Efficient BEM for thin-walled inhomogeneous potential problems: Theory and MATLAB code

The traditional boundary element method (BEM) often faces challenges in efficiently solving inhomogeneous problems, particularly in thin-walled geometries, due to the need for domain discretization and the handling of nearly singular integrals. In this study, we propose an efficient hybrid algorithm that combines the BEM with physics-informed neural networks (PINNs) to solve inhomogeneous potential problems in thin-walled structures. The approach transforms inhomogeneous equations into equivalent homogeneous ones by subtracting a closed-form particular solution, which is derived using the learning capabilities of PINNs. This methodology not only simplifies the problem formulation but also enhances computational efficiency by eliminating the need for domain discretization, making it particularly well-suited for thin-walled geometries. Additionally, the scaled coordinate transformation BEM, a recently developed technique for solving domain integrals, is also employed for comparative analysis.

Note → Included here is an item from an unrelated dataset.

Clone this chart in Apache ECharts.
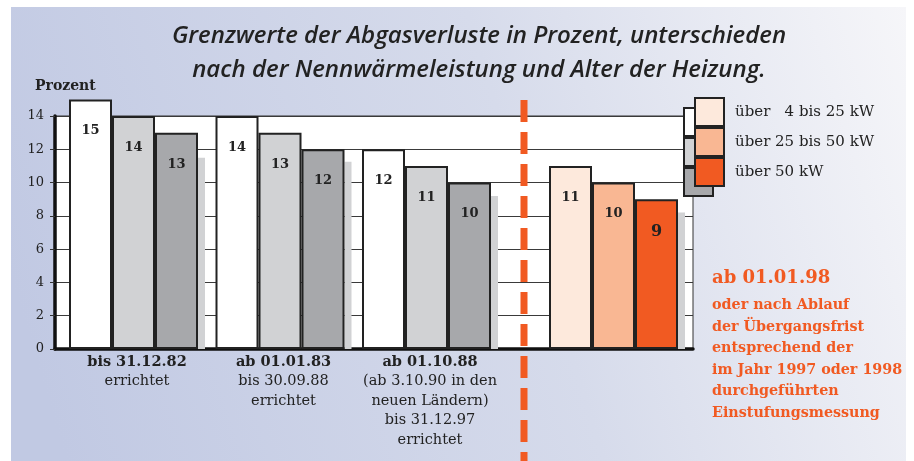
<!DOCTYPE html>
<html><head><meta charset="utf-8">
<script src="https://cdn.jsdelivr.net/npm/echarts@6/dist/echarts.min.js"></script>
<style>html,body{margin:0;padding:0;background:#fff}#c{width:914px;height:461px}</style>
</head><body><div id="c"></div>
<script>
// ---- data ----
const seriesNames = ['über \u20074 bis 25 kW', 'über 25 bis 50 kW', 'über 50 kW'];
const groupTitles = ['bis 31.12.82', 'ab 01.01.83', 'ab 01.10.88'];
const groupNotes = [
  ['errichtet'],
  ['bis 30.09.88', 'errichtet'],
  ['(ab 3.10.90 in den', 'neuen Ländern)', 'bis 31.12.97', 'errichtet']
];
const oldUpTo25 = [15, 14, 12];
const old25to50 = [14, 13, 11];
const oldOver50 = [13, 12, 10];
const oldShadow = [11.5, 11.25, 9.2];
const newGroup = ['ab 01.01.98'];
const newUpTo25 = [11];
const new25to50 = [10];
const newOver50 = [9];
const newShadow = [8.2];
const yTicks = [0, 2, 4, 6, 8, 10, 12, 14];

// ---- styles ----
const F = 'DejaVu Serif';
const INK = '#222';
const grayColors = ['#ffffff', '#d1d2d4', '#a7a8ab'];
const orangeColors = ['#fde9dc', '#f9b793', '#f15a22'];
const ORANGE = '#f15a22';
const SHADOW = '#d1d2d4';

const chart = echarts.init(document.getElementById('c'));

function barSeries(name, data, color, gridIdx, labelSize) {
  return {
    type: 'bar', name, data,
    xAxisIndex: gridIdx, yAxisIndex: gridIdx,
    barWidth: 43, barGap: '0%',
    itemStyle: { color, borderColor: INK, borderWidth: 2 },
    label: { show: true, position: 'insideTop', distance: 25, fontFamily: F, fontWeight: 'bold', fontSize: labelSize || 13, color: INK },
    emphasis: { disabled: true },
    z: 3
  };
}
function shadowSeries(data, gridIdx) {
  return {
    type: 'bar', name: 'shadow', data,
    xAxisIndex: gridIdx, yAxisIndex: gridIdx,
    barWidth: 7, barGap: '0%',
    itemStyle: { color: SHADOW },
    emphasis: { disabled: true }, silent: true, z: 2
  };
}

const legendBase = {
  orient: 'vertical', padding: 0, itemGap: 0, itemWidth: 29, itemHeight: 28,
  icon: 'rect', selectedMode: false,
  itemStyle: { borderColor: INK, borderWidth: 2 }
};

const option = {
  backgroundColor: '#ffffff',
  animation: false,
  graphic: [
    { type: 'rect', z: -100, silent: true,
      shape: { x: 11, y: 7, width: 895, height: 454 },
      style: { fill: { type: 'linear', x: 0, y: 0.6, x2: 1, y2: 0,
        colorStops: [{ offset: 0, color: '#c1c9e3' }, { offset: 0.55, color: '#d6dbeb' }, { offset: 1, color: '#f6f6f9' }] } } },
    { type: 'line', z: 50, silent: true,
      shape: { x1: 524, y1: 100, x2: 524, y2: 461 },
      style: { stroke: ORANGE, lineWidth: 7, lineDash: [22, 10] } }
  ],
  title: [
    { text: 'Grenzwerte der Abgasverluste in Prozent, unterschieden\nnach der Nennwärmeleistung und Alter der Heizung.',
      left: 474, top: 14, textAlign: 'center',
      textStyle: { fontFamily: 'Open Sans', fontStyle: 'italic', fontWeight: 600, fontSize: 24, lineHeight: 34, color: INK } },
    { text: 'Prozent', left: 30, top: 74,
      textStyle: { fontFamily: F, fontWeight: 'bold', fontSize: 14, color: INK } },
    { text: '{h|ab 01.01.98}\n{t|oder nach Ablauf}\n{t|der Übergangsfrist}\n{t|entsprechend der}\n{t|im Jahr 1997 oder 1998}\n{t|durchgeführten}\n{t|Einstufungsmessung}',
      left: 707, top: 257,
      textStyle: { rich: {
        h: { fontFamily: F, fontWeight: 'bold', fontSize: 18, color: ORANGE, lineHeight: 33 },
        t: { fontFamily: F, fontWeight: 'bold', fontSize: 14.3, color: ORANGE, lineHeight: 21.5 }
      } } }
  ],
  legend: [
    Object.assign({}, legendBase, {
      left: 683, top: 107, z: 4,
      data: seriesNames.map((n, i) => ({ name: n, itemStyle: { color: grayColors[i] } })),
      formatter: () => ''
    }),
    Object.assign({}, legendBase, {
      left: 694, top: 97, z: 5,
      data: seriesNames.map((n, i) => ({ name: n, itemStyle: { color: orangeColors[i] } })),
      textStyle: { fontFamily: F, fontSize: 15, color: INK, padding: [0, 0, 0, 6] }
    })
  ],
  grid: [
    { left: 63.75, right: 914 - 503.25, top: 99.4, bottom: 112 },
    { left: 543.75, right: 914 - 690.25, top: 99.4, bottom: 112 },
    { left: 55, right: 914 - 693, top: 116, bottom: 112, show: true, backgroundColor: '#ffffff', borderColor: '#333', borderWidth: 1, z: 0 }
  ],
  xAxis: [
    { type: 'category', gridIndex: 0, data: groupTitles,
      axisLine: { show: false }, axisTick: { show: false },
      axisLabel: { margin: 3, interval: 0, fontFamily: F, fontSize: 14.5, color: INK, lineHeight: 19.5,
        formatter: (v, i) => '{b|' + v + '}\n' + groupNotes[i].join('\n'),
        rich: { b: { fontFamily: F, fontWeight: 'bold', fontSize: 14.5, color: INK, lineHeight: 19.5 } } } },
    { type: 'category', gridIndex: 1, data: newGroup,
      axisLine: { show: false }, axisTick: { show: false }, axisLabel: { show: false } },
    { type: 'value', gridIndex: 2, min: 0, max: 1,
      axisLine: { show: true, lineStyle: { color: '#111', width: 3.5 } },
      axisTick: { show: false }, axisLabel: { show: false }, splitLine: { show: false } }
  ],
  yAxis: [
    { type: 'value', gridIndex: 0, min: 0, max: 15, show: false },
    { type: 'value', gridIndex: 1, min: 0, max: 15, show: false },
    { type: 'value', gridIndex: 2, min: yTicks[0], max: yTicks[yTicks.length - 1], interval: 2,
      axisLine: { show: true, lineStyle: { color: '#111', width: 3.5 } },
      axisTick: { show: true, length: 5, lineStyle: { color: '#333', width: 1 } },
      axisLabel: { margin: 11, fontFamily: F, fontSize: 13, color: INK },
      splitLine: { show: true, lineStyle: { color: '#3a3a3a', width: 1 } } }
  ],
  series: [
    barSeries(seriesNames[0], oldUpTo25, grayColors[0], 0),
    barSeries(seriesNames[1], old25to50, grayColors[1], 0),
    barSeries(seriesNames[2], oldOver50, grayColors[2], 0),
    shadowSeries(oldShadow, 0),
    barSeries(seriesNames[0], newUpTo25, orangeColors[0], 1),
    barSeries(seriesNames[1], new25to50, orangeColors[1], 1),
    barSeries(seriesNames[2], newOver50, orangeColors[2], 1, 16),
    shadowSeries(newShadow, 1)
  ]
};
chart.setOption(option);
</script>
</body></html>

Finally, a nonlinear coordinate transformation is employed to effectively regularize nearly singular integrals, which are critical in BEM for thin structures. The proposed method achieves accurate and reliable results with a small number of boundary elements, even for structures with extremely small thickness-to-length ratios, as low as 10⁻⁹. This makes the method highly suitable for modeling thin films and thin-walled structures, particularly in the context of advanced smart materials. The unique contribution of this work lies in the integration of PINNs with BEM to tackle challenges specific to thin-walled inhomogeneous problems, offering a more efficient and accurate solution compared to traditional BEM-based method.